Quote exactly the lines from the line containing "Reproduce this chart with Chart.js." to the line containing "-22.3, -22.9, -20.6];", both lines included, please, and nothing more.

— BEGIN SUPPLIED ENTRIES —

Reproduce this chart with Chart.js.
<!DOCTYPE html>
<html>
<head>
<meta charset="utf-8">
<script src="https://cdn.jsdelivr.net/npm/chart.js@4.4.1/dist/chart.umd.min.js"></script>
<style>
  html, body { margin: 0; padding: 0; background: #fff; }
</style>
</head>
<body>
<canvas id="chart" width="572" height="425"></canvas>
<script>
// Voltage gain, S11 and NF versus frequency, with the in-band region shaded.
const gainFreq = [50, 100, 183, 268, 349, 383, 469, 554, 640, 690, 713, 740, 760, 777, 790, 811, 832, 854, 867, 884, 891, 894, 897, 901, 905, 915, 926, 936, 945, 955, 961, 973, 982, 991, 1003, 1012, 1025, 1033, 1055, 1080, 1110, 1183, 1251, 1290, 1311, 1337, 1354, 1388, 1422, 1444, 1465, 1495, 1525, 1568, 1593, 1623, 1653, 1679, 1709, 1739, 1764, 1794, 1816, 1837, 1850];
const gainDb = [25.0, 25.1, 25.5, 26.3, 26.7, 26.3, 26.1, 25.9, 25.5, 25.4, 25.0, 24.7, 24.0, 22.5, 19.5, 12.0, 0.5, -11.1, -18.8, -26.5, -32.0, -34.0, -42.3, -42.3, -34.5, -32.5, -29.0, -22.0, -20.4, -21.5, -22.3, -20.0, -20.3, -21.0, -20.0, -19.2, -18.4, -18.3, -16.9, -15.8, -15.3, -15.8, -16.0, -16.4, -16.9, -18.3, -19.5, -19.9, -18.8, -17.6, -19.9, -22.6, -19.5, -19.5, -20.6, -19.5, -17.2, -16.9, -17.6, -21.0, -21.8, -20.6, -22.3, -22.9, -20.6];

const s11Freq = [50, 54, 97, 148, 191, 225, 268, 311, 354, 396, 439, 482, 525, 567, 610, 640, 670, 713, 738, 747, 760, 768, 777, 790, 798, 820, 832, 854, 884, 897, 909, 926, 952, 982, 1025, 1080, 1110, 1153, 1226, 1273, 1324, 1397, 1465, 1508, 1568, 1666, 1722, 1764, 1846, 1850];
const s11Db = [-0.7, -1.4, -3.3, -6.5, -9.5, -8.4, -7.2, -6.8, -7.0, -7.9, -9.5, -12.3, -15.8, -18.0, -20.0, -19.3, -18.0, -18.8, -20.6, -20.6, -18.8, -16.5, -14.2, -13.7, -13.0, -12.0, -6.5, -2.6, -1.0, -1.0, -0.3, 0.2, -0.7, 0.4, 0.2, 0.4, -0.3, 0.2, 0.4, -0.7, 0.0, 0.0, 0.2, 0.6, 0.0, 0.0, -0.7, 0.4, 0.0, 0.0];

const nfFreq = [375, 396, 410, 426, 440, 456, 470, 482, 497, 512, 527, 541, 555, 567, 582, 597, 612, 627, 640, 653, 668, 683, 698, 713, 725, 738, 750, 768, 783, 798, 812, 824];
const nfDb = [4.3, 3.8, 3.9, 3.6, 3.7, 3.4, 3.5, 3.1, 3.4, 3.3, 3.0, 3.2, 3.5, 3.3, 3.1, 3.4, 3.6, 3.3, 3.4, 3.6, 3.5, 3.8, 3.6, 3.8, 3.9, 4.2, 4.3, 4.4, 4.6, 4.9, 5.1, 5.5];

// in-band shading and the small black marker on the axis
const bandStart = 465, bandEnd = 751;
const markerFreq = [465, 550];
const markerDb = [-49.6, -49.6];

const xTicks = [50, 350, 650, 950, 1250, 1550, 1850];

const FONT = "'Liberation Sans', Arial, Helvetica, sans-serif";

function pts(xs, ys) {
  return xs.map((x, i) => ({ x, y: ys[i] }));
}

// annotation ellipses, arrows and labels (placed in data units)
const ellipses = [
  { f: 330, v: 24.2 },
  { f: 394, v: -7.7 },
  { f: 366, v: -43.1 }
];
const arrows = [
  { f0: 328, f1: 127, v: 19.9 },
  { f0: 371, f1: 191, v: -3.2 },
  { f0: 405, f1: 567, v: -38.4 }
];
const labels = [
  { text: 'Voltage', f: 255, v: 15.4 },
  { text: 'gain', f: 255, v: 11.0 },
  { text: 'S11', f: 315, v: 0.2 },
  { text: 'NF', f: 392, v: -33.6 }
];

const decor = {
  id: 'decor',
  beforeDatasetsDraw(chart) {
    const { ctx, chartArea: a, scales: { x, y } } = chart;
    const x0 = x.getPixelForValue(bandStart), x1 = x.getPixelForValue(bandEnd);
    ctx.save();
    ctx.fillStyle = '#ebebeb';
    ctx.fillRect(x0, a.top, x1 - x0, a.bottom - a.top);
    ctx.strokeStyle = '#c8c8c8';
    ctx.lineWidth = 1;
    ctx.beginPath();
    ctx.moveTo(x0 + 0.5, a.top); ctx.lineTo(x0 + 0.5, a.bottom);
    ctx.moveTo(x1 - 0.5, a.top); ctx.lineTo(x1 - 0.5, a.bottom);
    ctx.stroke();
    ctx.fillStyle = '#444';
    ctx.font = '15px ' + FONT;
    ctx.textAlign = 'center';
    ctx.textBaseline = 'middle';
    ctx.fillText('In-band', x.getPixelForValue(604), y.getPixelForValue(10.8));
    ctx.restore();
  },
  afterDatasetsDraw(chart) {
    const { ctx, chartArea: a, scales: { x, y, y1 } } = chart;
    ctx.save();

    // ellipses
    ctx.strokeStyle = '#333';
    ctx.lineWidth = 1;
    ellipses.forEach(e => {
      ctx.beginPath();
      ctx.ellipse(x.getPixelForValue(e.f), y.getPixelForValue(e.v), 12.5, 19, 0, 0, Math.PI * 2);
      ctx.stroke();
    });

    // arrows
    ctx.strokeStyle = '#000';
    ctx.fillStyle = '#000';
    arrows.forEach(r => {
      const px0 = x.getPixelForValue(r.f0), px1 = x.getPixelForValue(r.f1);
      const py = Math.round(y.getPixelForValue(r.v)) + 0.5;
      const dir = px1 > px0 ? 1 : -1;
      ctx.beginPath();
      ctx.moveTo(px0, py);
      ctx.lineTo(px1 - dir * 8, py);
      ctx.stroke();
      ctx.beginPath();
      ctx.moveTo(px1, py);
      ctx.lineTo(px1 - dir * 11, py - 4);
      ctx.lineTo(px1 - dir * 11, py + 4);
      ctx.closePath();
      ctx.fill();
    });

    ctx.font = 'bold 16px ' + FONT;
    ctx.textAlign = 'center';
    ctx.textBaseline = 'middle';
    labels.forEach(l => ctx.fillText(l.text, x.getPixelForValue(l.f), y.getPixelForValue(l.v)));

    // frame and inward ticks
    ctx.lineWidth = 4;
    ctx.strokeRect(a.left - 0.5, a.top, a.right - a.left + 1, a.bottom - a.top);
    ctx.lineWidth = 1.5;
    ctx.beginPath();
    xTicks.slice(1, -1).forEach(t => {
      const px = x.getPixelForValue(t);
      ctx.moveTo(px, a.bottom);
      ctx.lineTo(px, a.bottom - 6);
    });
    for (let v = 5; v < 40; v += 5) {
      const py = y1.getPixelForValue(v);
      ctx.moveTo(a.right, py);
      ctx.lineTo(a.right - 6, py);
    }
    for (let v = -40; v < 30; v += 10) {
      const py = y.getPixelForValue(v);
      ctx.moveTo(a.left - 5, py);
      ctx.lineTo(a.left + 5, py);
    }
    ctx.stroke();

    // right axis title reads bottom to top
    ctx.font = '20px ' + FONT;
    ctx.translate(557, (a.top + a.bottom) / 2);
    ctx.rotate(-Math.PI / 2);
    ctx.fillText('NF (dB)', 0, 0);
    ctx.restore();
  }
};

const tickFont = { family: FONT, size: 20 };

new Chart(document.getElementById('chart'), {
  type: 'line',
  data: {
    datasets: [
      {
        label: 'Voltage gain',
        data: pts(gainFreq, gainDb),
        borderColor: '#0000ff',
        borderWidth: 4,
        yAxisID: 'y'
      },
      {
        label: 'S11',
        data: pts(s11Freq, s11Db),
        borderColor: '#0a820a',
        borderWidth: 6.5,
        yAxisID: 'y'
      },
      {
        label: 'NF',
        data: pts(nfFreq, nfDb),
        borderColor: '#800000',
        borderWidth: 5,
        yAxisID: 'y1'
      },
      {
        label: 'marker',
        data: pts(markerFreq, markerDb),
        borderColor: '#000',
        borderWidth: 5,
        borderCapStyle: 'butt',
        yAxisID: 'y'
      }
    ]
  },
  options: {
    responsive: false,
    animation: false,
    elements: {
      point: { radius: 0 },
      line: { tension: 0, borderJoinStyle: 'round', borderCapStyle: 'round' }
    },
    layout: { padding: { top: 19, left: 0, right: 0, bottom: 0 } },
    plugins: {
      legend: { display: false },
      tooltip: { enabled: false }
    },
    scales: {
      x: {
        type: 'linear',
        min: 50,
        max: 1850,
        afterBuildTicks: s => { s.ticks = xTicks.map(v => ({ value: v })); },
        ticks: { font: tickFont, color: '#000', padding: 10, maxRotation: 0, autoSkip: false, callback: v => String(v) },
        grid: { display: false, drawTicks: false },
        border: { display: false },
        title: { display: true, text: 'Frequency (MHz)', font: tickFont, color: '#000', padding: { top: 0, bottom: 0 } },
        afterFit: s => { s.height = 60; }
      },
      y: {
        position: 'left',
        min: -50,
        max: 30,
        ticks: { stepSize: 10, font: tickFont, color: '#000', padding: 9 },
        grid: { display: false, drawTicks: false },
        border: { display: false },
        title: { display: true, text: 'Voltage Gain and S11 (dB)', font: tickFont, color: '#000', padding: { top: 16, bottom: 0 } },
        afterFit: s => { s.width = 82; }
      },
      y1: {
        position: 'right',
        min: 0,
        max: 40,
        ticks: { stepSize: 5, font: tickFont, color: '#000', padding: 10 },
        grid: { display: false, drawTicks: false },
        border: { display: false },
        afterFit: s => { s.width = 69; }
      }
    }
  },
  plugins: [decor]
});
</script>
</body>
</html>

— END SUPPLIED ENTRIES —
— BEGIN SUPPLIED ENTRIES —

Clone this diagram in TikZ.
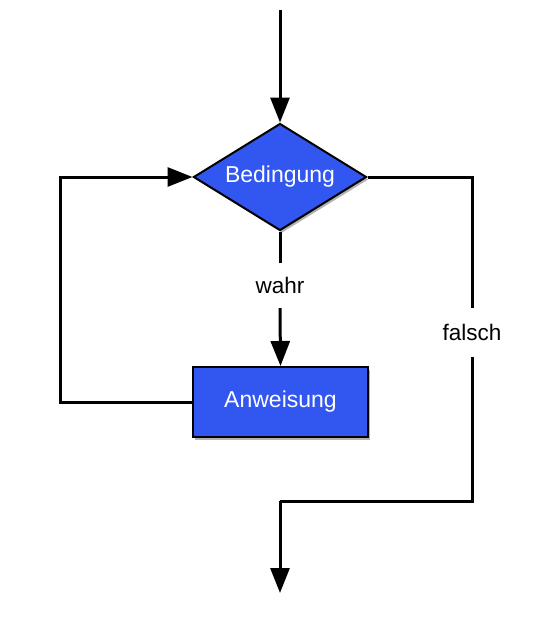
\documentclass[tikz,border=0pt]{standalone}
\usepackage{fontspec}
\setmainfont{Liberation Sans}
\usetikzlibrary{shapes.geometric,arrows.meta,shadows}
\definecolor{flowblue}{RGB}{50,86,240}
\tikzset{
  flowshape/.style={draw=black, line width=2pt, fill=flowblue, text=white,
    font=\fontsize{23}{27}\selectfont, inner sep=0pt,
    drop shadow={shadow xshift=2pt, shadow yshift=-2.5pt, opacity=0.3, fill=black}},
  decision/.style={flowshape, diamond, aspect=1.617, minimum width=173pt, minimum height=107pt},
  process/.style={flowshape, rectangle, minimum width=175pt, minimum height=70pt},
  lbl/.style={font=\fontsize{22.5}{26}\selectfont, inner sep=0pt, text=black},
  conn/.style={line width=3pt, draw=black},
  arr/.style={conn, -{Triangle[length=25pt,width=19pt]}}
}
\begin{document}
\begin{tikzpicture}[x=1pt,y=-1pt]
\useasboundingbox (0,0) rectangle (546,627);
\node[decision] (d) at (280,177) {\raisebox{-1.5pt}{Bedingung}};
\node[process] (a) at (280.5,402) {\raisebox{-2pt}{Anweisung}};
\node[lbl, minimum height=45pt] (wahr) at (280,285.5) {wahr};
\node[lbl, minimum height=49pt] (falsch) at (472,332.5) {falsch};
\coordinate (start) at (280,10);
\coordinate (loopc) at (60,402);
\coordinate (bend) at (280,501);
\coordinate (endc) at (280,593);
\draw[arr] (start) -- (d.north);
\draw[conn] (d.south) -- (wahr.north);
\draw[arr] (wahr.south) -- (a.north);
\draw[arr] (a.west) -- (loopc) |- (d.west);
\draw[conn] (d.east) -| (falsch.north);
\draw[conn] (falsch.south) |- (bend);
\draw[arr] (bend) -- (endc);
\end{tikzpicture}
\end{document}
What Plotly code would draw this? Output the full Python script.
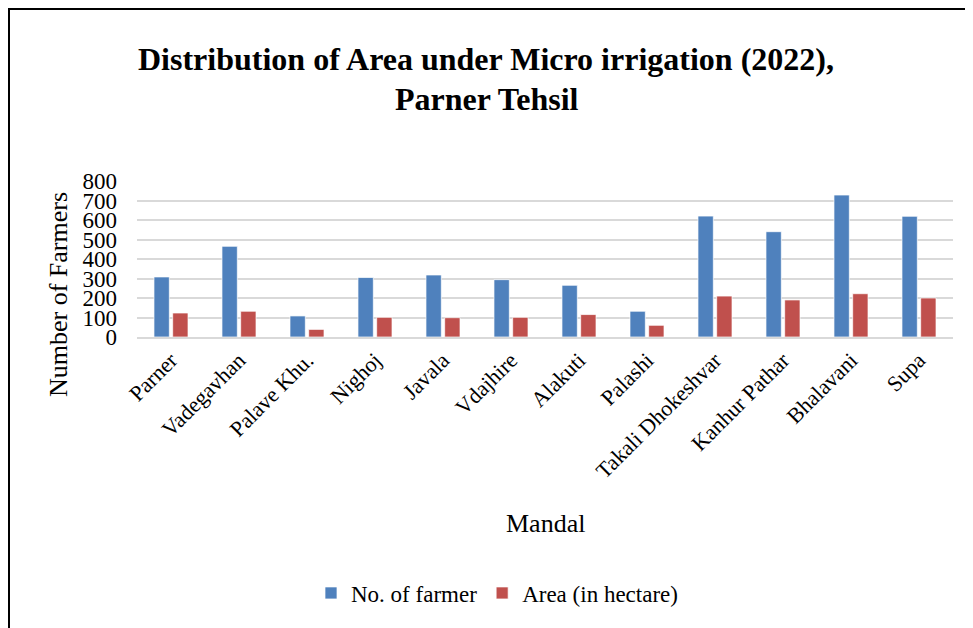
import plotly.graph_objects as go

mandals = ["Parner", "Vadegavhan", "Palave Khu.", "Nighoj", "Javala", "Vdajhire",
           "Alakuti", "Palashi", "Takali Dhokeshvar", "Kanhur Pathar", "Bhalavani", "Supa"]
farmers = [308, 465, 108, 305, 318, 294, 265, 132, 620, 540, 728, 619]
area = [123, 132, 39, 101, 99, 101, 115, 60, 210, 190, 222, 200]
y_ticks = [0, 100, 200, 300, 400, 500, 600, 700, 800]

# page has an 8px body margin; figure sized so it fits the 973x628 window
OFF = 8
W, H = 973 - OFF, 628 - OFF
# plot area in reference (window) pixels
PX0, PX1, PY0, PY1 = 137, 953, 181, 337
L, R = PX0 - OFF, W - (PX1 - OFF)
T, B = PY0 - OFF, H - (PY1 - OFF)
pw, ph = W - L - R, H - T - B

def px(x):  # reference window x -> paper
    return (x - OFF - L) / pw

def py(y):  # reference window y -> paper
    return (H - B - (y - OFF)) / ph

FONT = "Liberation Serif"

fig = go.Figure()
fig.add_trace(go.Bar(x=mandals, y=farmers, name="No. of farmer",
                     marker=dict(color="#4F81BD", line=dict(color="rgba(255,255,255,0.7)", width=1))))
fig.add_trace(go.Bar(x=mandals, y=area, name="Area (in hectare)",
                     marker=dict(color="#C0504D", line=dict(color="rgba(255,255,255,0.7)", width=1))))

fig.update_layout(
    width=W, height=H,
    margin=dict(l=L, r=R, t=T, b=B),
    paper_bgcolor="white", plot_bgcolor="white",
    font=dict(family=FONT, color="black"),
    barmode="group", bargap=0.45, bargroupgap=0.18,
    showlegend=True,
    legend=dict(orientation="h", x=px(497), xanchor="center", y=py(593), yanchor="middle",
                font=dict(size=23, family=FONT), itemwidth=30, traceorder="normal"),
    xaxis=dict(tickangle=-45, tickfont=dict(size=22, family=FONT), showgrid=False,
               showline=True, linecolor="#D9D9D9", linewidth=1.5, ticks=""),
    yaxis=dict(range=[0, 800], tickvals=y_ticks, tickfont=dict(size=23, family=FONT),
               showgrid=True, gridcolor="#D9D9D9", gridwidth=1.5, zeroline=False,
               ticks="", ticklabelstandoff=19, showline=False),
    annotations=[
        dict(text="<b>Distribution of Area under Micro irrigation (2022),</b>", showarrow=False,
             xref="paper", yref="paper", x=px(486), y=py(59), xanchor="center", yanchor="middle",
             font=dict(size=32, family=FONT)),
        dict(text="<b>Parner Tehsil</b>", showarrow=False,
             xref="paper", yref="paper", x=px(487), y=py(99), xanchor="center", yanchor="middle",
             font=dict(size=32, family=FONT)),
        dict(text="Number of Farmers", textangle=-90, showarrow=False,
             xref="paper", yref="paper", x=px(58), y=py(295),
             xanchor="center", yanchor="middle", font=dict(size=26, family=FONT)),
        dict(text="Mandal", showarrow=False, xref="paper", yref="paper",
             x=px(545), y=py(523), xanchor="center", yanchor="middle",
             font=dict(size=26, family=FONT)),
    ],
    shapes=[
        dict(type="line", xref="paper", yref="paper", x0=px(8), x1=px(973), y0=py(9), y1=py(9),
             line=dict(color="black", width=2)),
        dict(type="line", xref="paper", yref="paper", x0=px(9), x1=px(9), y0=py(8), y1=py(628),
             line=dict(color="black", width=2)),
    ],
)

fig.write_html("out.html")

— END SUPPLIED ENTRIES —
— BEGIN SUPPLIED ENTRIES —

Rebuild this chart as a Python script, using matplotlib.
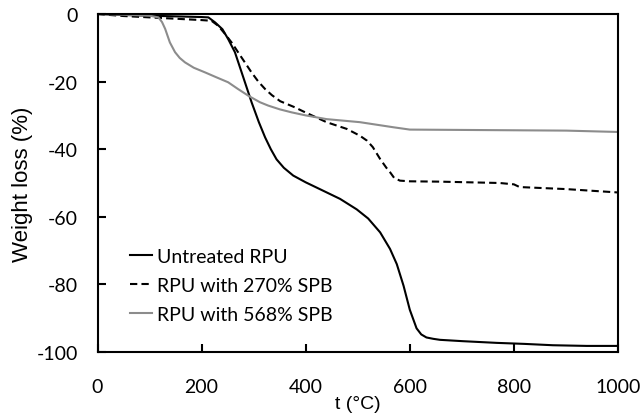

— END SUPPLIED ENTRIES —

OUTPUT FOR THIS EXERCISE »
Reproduce this chart with Chart.js.
<!DOCTYPE html>
<html>
<head>
<meta charset="utf-8">
<script src="https://cdn.jsdelivr.net/npm/chart.js@4.4.1/dist/chart.umd.min.js"></script>
<style>
  html, body { margin: 0; padding: 0; background: #fff; }
</style>
</head>
<body>
<canvas id="chart" width="572" height="425"></canvas>
<script>
// Voltage gain, S11 and NF versus frequency, with the in-band region shaded.
const gainFreq = [50, 100, 183, 268, 349, 383, 469, 554, 640, 690, 713, 740, 760, 777, 790, 811, 832, 854, 867, 884, 891, 894, 897, 901, 905, 915, 926, 936, 945, 955, 961, 973, 982, 991, 1003, 1012, 1025, 1033, 1055, 1080, 1110, 1183, 1251, 1290, 1311, 1337, 1354, 1388, 1422, 1444, 1465, 1495, 1525, 1568, 1593, 1623, 1653, 1679, 1709, 1739, 1764, 1794, 1816, 1837, 1850];
const gainDb = [25.0, 25.1, 25.5, 26.3, 26.7, 26.3, 26.1, 25.9, 25.5, 25.4, 25.0, 24.7, 24.0, 22.5, 19.5, 12.0, 0.5, -11.1, -18.8, -26.5, -32.0, -34.0, -42.3, -42.3, -34.5, -32.5, -29.0, -22.0, -20.4, -21.5, -22.3, -20.0, -20.3, -21.0, -20.0, -19.2, -18.4, -18.3, -16.9, -15.8, -15.3, -15.8, -16.0, -16.4, -16.9, -18.3, -19.5, -19.9, -18.8, -17.6, -19.9, -22.6, -19.5, -19.5, -20.6, -19.5, -17.2, -16.9, -17.6, -21.0, -21.8, -20.6, -22.3, -22.9, -20.6];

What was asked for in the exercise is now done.